In order for a person to connect to a textile, it has to appear attractive to the user, so creating something aesthetically pleasing is important for engagement. Unless, of course, you wanted to use the textile as a warning and then something repellent would be more apt.

When we picture robots, we are likely to picture emotionless metal frames. However, Davis's vision for these robotic textiles is to take the form of something familiar or comfortable for the consumer.

“You could make a stuffed animal, a chair, or a dress,” Davis says. “Using the same textile in three different examples changes what gets communicated from it and what messages are sent from the textile to other people.”

“Aesthetics plays a huge role because if things are repellent, people don't want to deal with them. If people see something that they don't want to touch or they don't want to engage with down the whole list of senses, then they're not going to connect,” she says.

While the Textile Mirror is a prototype, Davis can see the science being applied to objects we already use in our everyday lives. According to Davis, such products could be out in the real world already if she didn't have one major concern. While the data collected by these textiles could have some very beneficial uses across multiple industries, her concern is how data protection policies will affect the users; that is, who might be holding the data and how might they use them.

For example, if a clothes shop started producing clothing with sensors in them, the shops would suddenly have all these data on their customers. It raises the question whether they should be able to hold onto data like these.

Prototype of the pulmonary fibrosis camisole top. The fabric of the top is tested at Hershey Medical Center. The white yarn (PA/Lycra) is selected because it is lightweight to be worn under other garments, and elastic to make it fit close to the body. The sensor yarn (Bekintex BK 50/2) is resistive and sits under the chest area. When a person's lungs expand and then contract, they expand and contract the resistive yarn that is connected to a microcontroller that can read the patterns of coughing. For stitching, lace structures are chosen for the sides and back to allow a better thermal circulation, and full rib on the front side for more elasticity and better ability to stretch and recover the original shape. The Team who made the top: Rebecca Bascom, MD, PSU Hershey College; Felecia Davis; and Dr. Dumitrescu of the Swedish School of Textiles. Seen in photo (top left): Erin Lewis, 3rd year PhD student, Swedish School of Textiles (front); then Delia Dumitrescu; Anne Dimmock, 1st year Hershey Medical student (back, left); and Farzaneh Oghazian, 3rd year PhD student, Penn State University, SOFTLAB in the Stuckeman Center for Design Computing. Image credit: Delia Dumitrescu at the Swedish School of Textiles © 2020; Image credit, top right and bottom left: Felecia Davis © 2020.

Davis says, “It's important for science to pause and go, ‘What's the impact we're trying to do here? What do we think are positive directions for human life?’”
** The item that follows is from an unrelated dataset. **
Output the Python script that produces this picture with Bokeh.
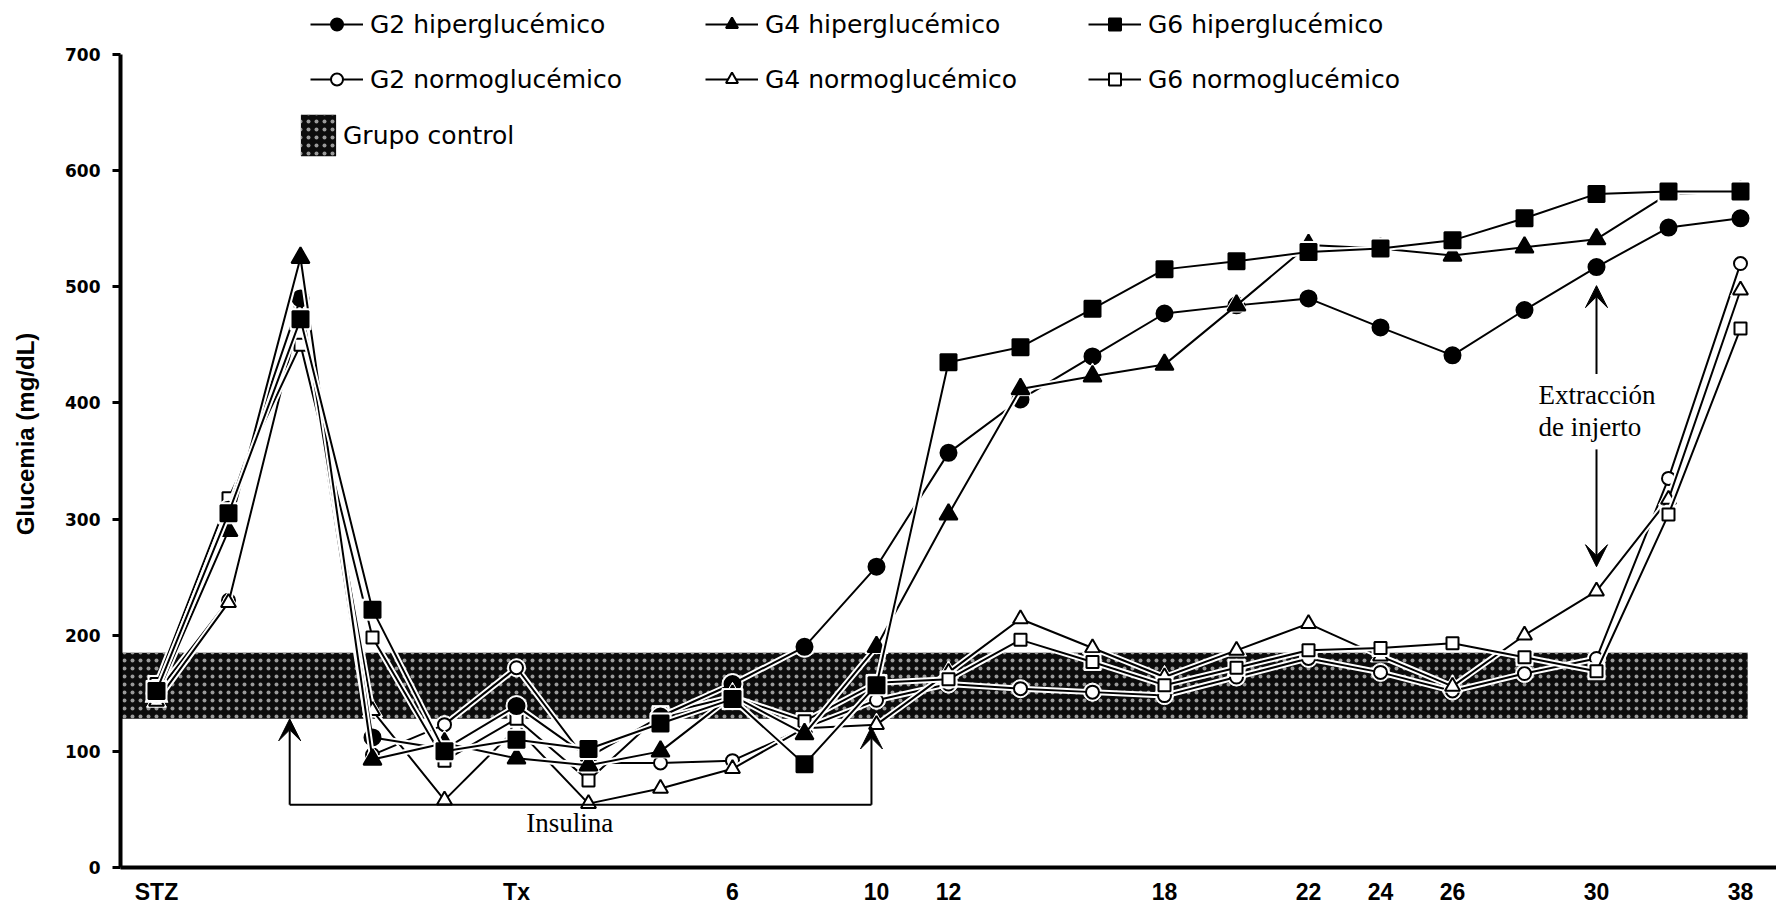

Before bringing any items into the marketplace, Davis wants to be sure that these textiles will have a positive impact on people and their environment.

“The next steps are to spend time thinking about what are some ways one can bring this technology to the public and shape the policies … in our country,” she says.

As well as enhancing emotional needs, Davis has been looking at ways to implement these textiles in the medical world. She has been exploring ways to help patients get up and move about rather than be confined to a hospital for tests. For example, she worked on leggings that have sensors linked to the hips, knees, and ankles, which would help identify those with Parkinson's disease.

She started her own firm to combine the academic and practitioner world so that together they can revolutionize the way they can help people in the future. “I think the design world is a funny place because it's neither science nor a pure art but you need both to be able to succeed at what you're doing,” Davis says. “You need sociology and psychology and you need to think about all these other things that allow us to be in the world to allow people to achieve their best potential.”